Major changes such as writing a brand new song a week out of tech, which Krieger and Russell just turned around like it was nothing. "We live to write," says Krieger. "When Bill Condon asks for a new song or a new scene, it's a real joy to be asked that. He's just so intelligent, so without ego problems, such a fan of other people's work, an encourager, and he's got a laser beam of a mind. He can see where edits come in, and he can suggest something for a spot that he detects is not full enough."

This raises the question of what precisely has changed between the 1997 production and now. "It's not black-and-white different," says Krieger, "But there's a deepening of our way of depicting the characters. The story itself is getting much more clarified, and we get to know more and more of why people are doing what they're doing and saying what they're saying. The backstory of the manager, Terry Connor, we didn't have all that the last time. I would say that there is a cinematic sweep. The story of each of the characters and all their interrelated stories, is much clearer now."

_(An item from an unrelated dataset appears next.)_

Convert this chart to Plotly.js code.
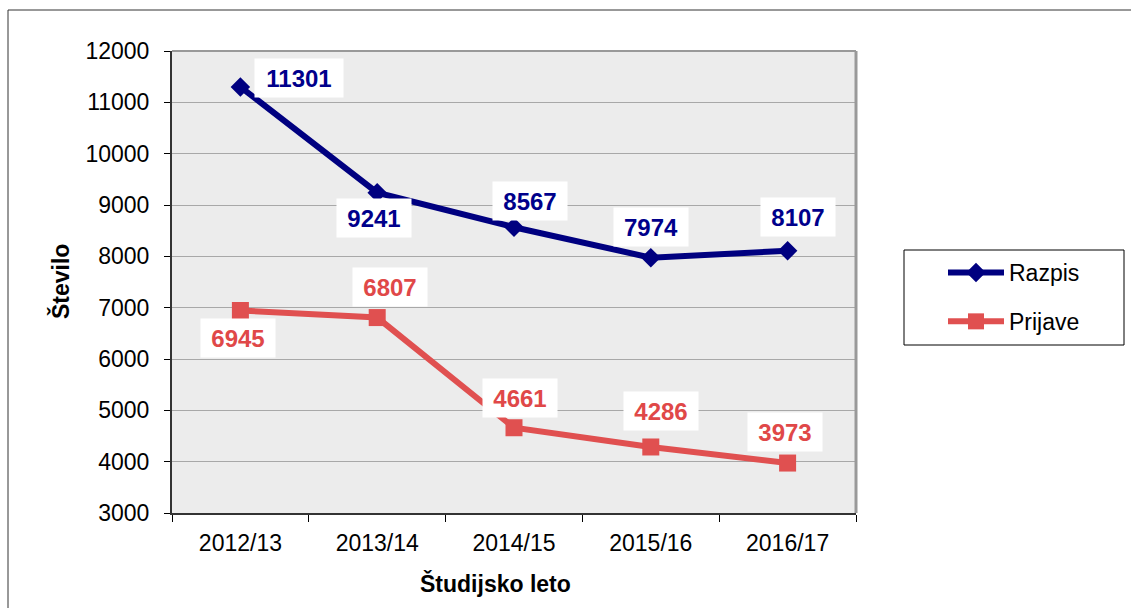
<!DOCTYPE html>
<html>
<head>
<meta charset="utf-8">
<script src="https://cdn.plot.ly/plotly-3.0.1.min.js"></script>
<style>html,body{margin:0;padding:0;background:#fff;}#chart{width:1131px;height:608px;}</style>
</head>
<body>
<div id="chart"></div>
<script>
const years = ['2012/13', '2013/14', '2014/15', '2015/16', '2016/17'];
const razpis = [11301, 9241, 8567, 7974, 8107];
const prijave = [6945, 6807, 4661, 4286, 3973];
const seriesNames = ['Razpis', 'Prijave'];
const yTickVals = [3000, 4000, 5000, 6000, 7000, 8000, 9000, 10000, 11000, 12000];

// label offsets (px) from each point
const razpisOff = [[59, -9], [-3, 25], [16, -26], [0, -31], [10, -34]];
const prijaveOff = [[-2, 28], [13, -31], [6, -30], [10, -36], [-3, -31]];

const blue = '#000080';
const red = '#e05050';
const font = 'Liberation Sans, Arial, sans-serif';

const traces = [
  {x: years, y: razpis, name: seriesNames[0], type: 'scatter', mode: 'lines+markers', legendgroup: 'a',
   line: {color: blue, width: 6}, marker: {symbol: 'diamond', size: 15, color: blue}},
  {x: years, y: prijave, name: seriesNames[1], type: 'scatter', mode: 'lines+markers', legendgroup: 'b',
   line: {color: red, width: 6}, marker: {symbol: 'square', size: 17, color: red}}
];

const annotations = [];
function addLabels(vals, offs, color) {
  vals.forEach((v, i) => {
    annotations.push({x: years[i], y: v, xref: 'x', yref: 'y', text: String(v), showarrow: false,
      xshift: offs[i][0], yshift: -offs[i][1], bgcolor: '#ffffff',
      width: String(v).length > 4 ? 88 : 74, height: 38, borderpad: 0,
      font: {family: font, size: 24, color: color, weight: 'bold'}});
  });
}
addLabels(razpis, razpisOff, '#00008b');
addLabels(prijave, prijaveOff, '#e04848');

annotations.push({xref: 'paper', yref: 'paper', x: (495 - 172) / 684, y: (513 - 583) / 462,
  text: 'Študijsko leto', showarrow: false, xanchor: 'center', yanchor: 'middle',
  font: {family: font, size: 23, color: '#000', weight: 'bold'}});
annotations.push({xref: 'paper', yref: 'paper', x: (60 - 172) / 684, y: (513 - 282) / 462,
  text: 'Število', showarrow: false, xanchor: 'center', yanchor: 'middle', textangle: -90,
  font: {family: font, size: 23, color: '#000', weight: 'bold'}});

const layout = {
  width: 1131, height: 608,
  margin: {l: 172, r: 275, t: 51, b: 95, pad: 0},
  paper_bgcolor: '#ffffff', plot_bgcolor: '#ececec',
  font: {family: font, size: 23, color: '#000'},
  showlegend: true,
  legend: {x: 1 + (943 - 856) / 684, xanchor: 'left', xref: 'paper', y: (513 - 251) / 462, yanchor: 'top',
    borderwidth: 0, bgcolor: 'rgba(0,0,0,0)', traceorder: 'grouped', tracegroupgap: 16,
    font: {family: font, size: 23, color: '#000'}, itemwidth: 56},
  xaxis: {type: 'category', range: [-0.5, 4.5], tickson: 'boundaries', ticks: 'outside', ticklen: 7,
    tickcolor: '#000', showline: true, linecolor: '#333', linewidth: 2, showgrid: false,
    ticklabelstandoff: 8,
    tickfont: {family: font, size: 23, color: '#000'}, fixedrange: true},
  yaxis: {range: [3000, 12000], tickvals: yTickVals, tickformat: 'd', ticks: 'outside', ticklen: 6, tickcolor: '#000',
    showline: true, linecolor: '#333', linewidth: 2, gridcolor: '#a8a8a8', gridwidth: 1,
    ticklabelstandoff: 10,
    tickfont: {family: font, size: 23, color: '#000'}, zeroline: false},
  annotations: annotations,
  shapes: [
    {type: 'line', xref: 'paper', yref: 'paper', x0: 1, x1: 1, y0: 0, y1: 1, line: {color: '#999', width: 3}},
    {type: 'line', xref: 'paper', yref: 'paper', x0: 0, x1: 1, y0: 1, y1: 1, line: {color: '#999', width: 2}},
    {type: 'rect', xref: 'paper', yref: 'paper', x0: (8 - 172) / 684, x1: (1145 - 172) / 684,
     y0: (513 - 630) / 462, y1: (513 - 10) / 462, line: {color: '#333', width: 1}, layer: 'below'},
    {type: 'rect', xref: 'paper', yref: 'paper', x0: (904 - 172) / 684, x1: (1124 - 172) / 684,
     y0: (513 - 345) / 462, y1: (513 - 250) / 462, line: {color: '#000', width: 1}, layer: 'below'}
  ]
};

Plotly.newPlot('chart', traces, layout, {displayModeBar: false, staticPlot: true});
</script>
</body>
</html>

Indeed, the new songs that Krieger and Russell have written for this incarnation address this emphasis on a clarified narrative. "There's a song 'All in the Mind' that's sung by Harry Houdini in a flashback of the girls' lives," says Krieger. "Part of it is Houdini appearing and explaining how they can use mental skills to isolate themselves from each other or things they don't want to deal with. It's a mental compartmentalization formula that he teaches them in song. I'm so glad I wrote that song with Bill Russell. It's deep and dark and fun and meaningful. There's also a song called "Very Well Connected", where Terry Connor puts out his resume for them so that they'll trust him." 

"Deep and dark" seems to be the order of the day in this iteration of SIDE SHOW. "I think it's going to be very moody and mysterious," says Condon. "That sense of the freak or the monster inside us, I think that's a very universal feeling."

To give you a sense of the somewhat monstrous nature of this production, here is an exclusive look at costume designer Paul Tazewell's sketches for Reptile Man and the Geek. This is what the Elseys have been asked to replicate, and, most startling to me, what actors who play other roles in the show will be asked to sing under. I have no idea how these quick changes will work, but I'd love to be backstage to watch them pull it off.

Reptile Man
Reptile Man
The Geek
The Geek

 

In case you're wondering, that's chicken blood dripping from the geek's mouth. We're definitely on the verge of Grand Guignol here.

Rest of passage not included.